## INSTRUCTIONS FOR THE TASK:
Which lines hold the word "with"? Copy each of them.

[Start SUPPLIED DATA]

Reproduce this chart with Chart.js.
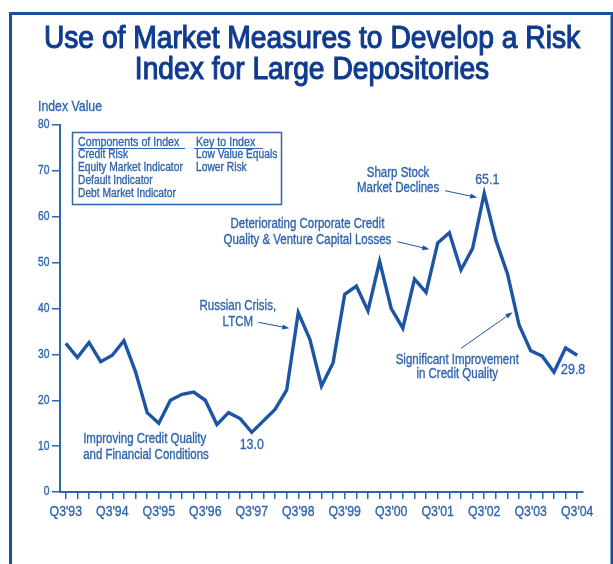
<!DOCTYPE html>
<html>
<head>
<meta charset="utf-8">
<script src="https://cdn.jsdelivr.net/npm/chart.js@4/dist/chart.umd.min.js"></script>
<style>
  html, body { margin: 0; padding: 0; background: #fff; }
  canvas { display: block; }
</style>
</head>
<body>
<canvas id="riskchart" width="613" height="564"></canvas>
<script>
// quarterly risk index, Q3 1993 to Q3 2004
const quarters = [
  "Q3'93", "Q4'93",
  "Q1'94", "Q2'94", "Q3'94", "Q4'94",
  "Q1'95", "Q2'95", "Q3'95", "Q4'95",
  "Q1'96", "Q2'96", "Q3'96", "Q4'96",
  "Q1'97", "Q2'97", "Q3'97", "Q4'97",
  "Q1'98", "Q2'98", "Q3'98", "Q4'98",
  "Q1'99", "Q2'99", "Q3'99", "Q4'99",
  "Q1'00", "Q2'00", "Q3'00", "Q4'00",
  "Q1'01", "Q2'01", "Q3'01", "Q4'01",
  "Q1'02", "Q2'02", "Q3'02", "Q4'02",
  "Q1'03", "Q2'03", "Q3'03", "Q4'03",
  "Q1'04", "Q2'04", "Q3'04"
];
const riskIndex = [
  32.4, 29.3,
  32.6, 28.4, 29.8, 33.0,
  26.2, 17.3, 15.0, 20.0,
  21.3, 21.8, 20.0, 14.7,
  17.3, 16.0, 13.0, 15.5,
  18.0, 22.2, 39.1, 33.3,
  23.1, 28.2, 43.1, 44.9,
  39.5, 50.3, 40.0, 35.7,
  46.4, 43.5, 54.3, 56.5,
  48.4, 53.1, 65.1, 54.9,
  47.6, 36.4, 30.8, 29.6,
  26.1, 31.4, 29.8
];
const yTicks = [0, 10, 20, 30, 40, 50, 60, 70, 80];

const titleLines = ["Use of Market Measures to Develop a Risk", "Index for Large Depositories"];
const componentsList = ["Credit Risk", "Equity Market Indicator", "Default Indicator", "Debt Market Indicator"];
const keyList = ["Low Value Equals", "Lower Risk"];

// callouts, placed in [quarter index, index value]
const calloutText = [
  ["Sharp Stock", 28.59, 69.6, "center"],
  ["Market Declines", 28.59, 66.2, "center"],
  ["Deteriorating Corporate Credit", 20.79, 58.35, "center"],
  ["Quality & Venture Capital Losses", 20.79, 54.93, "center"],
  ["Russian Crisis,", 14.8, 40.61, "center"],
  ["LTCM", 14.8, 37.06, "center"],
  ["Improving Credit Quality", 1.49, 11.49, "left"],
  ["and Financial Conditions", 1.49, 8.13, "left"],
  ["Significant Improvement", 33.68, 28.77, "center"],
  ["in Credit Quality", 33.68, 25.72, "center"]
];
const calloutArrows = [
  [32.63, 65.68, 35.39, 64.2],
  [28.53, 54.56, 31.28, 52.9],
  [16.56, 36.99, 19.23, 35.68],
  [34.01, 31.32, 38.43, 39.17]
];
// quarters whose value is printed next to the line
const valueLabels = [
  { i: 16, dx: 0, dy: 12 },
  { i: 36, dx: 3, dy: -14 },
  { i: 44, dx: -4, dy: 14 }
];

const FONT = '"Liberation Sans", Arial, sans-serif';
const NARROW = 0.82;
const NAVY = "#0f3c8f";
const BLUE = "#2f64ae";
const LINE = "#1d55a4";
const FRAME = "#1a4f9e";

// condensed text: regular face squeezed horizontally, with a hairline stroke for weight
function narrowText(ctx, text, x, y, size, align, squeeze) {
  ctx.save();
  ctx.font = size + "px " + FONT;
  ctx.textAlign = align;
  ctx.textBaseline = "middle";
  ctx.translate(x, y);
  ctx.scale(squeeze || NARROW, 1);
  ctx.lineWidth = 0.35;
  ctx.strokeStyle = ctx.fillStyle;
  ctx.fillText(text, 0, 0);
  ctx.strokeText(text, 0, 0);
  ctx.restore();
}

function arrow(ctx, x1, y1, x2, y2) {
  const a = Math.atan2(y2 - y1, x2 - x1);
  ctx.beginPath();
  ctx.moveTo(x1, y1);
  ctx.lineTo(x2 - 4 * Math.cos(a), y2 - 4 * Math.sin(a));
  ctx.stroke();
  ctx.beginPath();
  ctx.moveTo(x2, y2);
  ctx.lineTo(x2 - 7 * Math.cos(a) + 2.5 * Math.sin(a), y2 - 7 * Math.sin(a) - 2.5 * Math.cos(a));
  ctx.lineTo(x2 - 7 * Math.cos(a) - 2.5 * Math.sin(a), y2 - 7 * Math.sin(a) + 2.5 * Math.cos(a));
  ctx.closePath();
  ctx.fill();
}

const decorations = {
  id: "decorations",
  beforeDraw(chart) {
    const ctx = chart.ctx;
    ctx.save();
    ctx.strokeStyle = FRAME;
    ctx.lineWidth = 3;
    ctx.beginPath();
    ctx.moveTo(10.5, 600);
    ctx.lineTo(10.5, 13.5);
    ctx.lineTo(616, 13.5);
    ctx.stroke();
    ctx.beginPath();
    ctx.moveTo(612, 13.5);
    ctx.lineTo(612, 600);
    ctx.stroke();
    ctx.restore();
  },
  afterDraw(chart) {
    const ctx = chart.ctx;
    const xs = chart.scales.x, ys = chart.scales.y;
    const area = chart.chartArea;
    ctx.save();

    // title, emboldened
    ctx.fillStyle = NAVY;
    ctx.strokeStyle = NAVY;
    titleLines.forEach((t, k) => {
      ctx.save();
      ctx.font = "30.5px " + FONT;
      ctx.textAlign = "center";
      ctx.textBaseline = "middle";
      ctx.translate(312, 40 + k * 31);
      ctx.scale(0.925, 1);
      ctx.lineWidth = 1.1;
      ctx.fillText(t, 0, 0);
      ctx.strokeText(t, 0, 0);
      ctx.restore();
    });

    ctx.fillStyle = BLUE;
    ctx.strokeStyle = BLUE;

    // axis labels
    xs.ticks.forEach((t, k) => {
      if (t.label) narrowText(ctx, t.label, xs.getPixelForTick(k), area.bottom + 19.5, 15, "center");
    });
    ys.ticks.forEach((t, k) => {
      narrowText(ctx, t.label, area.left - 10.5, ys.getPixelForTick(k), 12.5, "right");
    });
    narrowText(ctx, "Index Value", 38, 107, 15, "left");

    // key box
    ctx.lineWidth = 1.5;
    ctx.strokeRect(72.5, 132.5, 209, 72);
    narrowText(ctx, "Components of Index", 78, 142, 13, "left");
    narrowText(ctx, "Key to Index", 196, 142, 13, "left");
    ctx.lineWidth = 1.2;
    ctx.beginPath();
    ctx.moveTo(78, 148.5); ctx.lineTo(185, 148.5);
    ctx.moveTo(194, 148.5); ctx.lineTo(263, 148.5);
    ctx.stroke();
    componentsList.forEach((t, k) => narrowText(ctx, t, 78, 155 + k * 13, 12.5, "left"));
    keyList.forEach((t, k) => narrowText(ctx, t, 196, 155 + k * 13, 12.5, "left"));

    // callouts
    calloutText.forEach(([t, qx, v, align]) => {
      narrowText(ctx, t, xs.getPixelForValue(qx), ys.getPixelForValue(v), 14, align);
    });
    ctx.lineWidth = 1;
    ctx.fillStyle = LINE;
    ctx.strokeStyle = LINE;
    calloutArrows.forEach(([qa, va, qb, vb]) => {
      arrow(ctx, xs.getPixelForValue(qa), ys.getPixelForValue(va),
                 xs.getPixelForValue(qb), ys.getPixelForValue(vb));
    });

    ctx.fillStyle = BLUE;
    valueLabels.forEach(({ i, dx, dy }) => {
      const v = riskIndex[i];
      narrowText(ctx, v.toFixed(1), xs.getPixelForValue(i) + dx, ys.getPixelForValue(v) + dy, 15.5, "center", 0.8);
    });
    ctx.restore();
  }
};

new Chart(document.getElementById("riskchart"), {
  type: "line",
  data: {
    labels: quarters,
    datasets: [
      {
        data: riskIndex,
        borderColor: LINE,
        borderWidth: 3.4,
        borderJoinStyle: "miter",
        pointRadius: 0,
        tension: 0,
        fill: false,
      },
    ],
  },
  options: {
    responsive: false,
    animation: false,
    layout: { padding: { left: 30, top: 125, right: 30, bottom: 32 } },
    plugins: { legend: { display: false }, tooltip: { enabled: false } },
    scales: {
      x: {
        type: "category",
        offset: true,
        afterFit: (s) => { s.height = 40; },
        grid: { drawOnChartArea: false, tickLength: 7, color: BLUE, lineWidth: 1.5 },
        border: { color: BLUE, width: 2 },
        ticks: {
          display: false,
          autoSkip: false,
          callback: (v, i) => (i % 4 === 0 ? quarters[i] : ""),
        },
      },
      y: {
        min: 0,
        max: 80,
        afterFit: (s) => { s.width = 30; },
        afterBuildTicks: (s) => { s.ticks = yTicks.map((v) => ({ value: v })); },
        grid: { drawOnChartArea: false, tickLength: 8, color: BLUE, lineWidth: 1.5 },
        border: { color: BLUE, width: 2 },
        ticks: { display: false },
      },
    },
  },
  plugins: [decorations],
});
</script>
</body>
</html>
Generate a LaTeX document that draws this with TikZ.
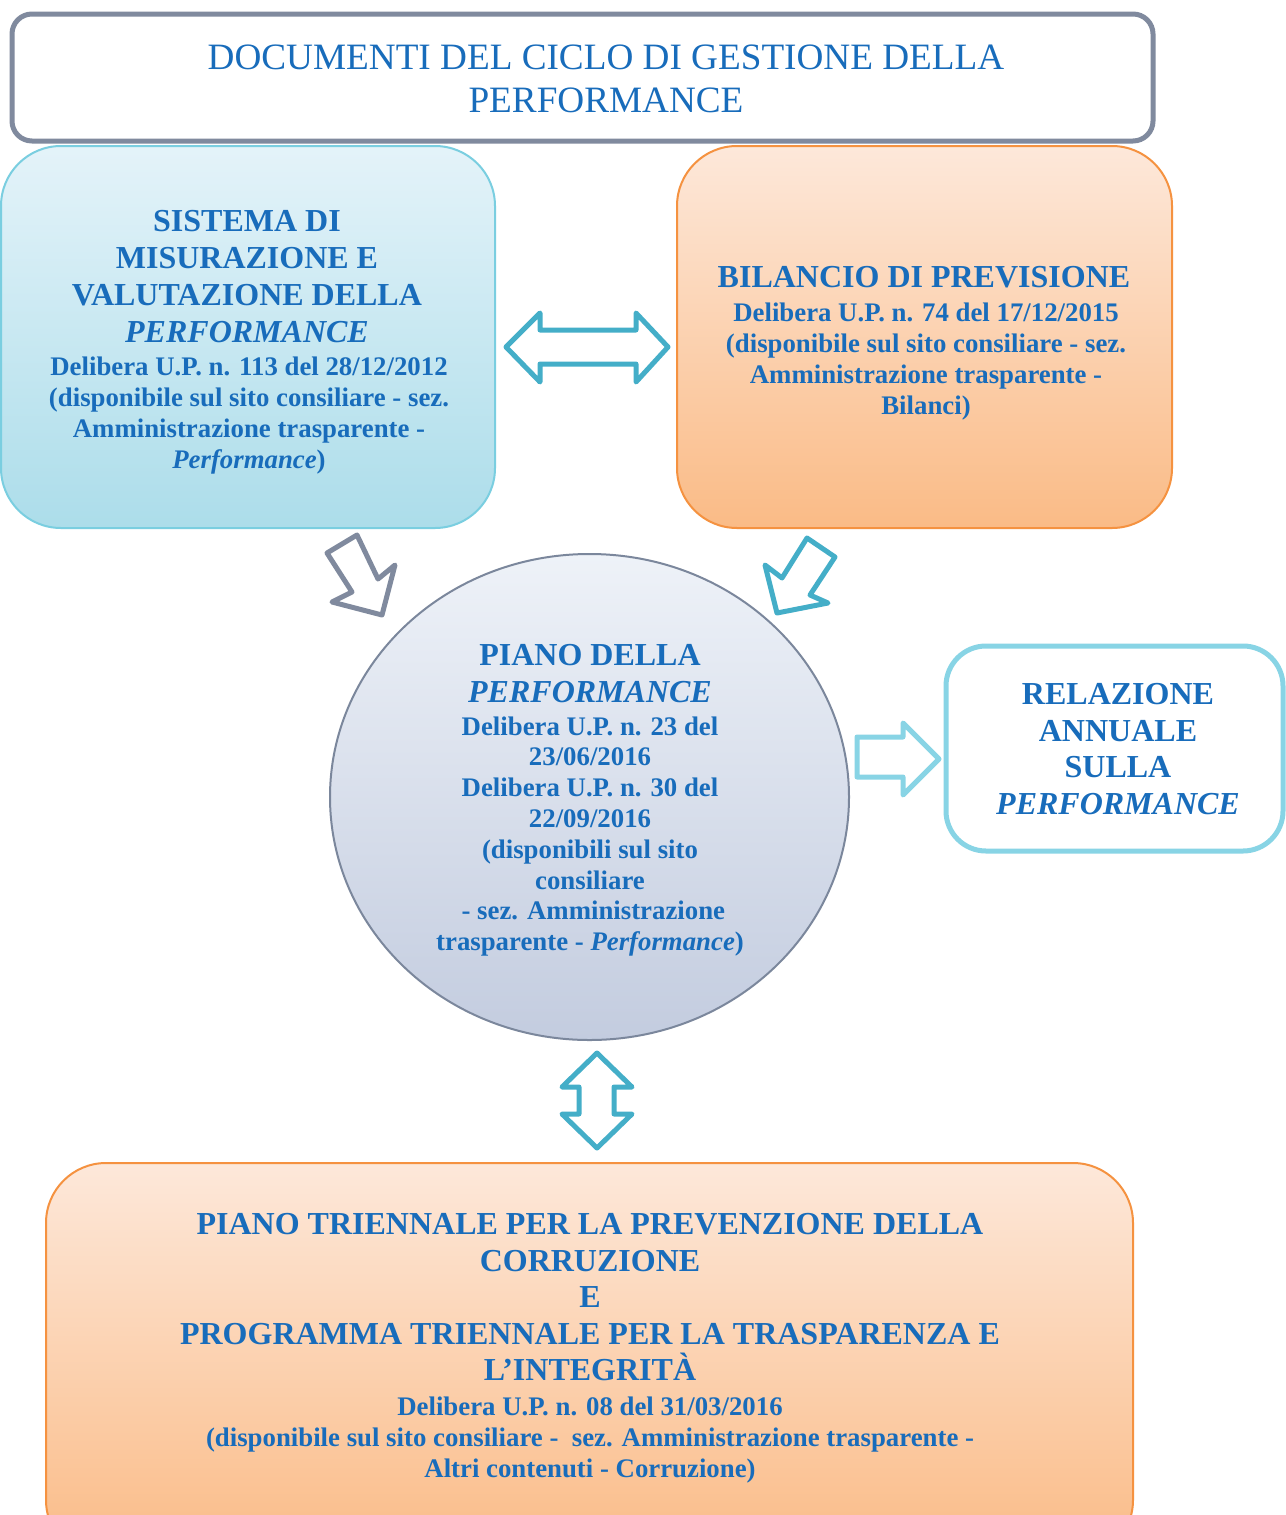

[End SUPPLIED DATA]

## FINAL RESULT:
Reproduce this chart with Chart.js.
// condensed text: regular face squeezed horizontally, with a hairline stroke for weight
Generate a LaTeX document that draws this with TikZ.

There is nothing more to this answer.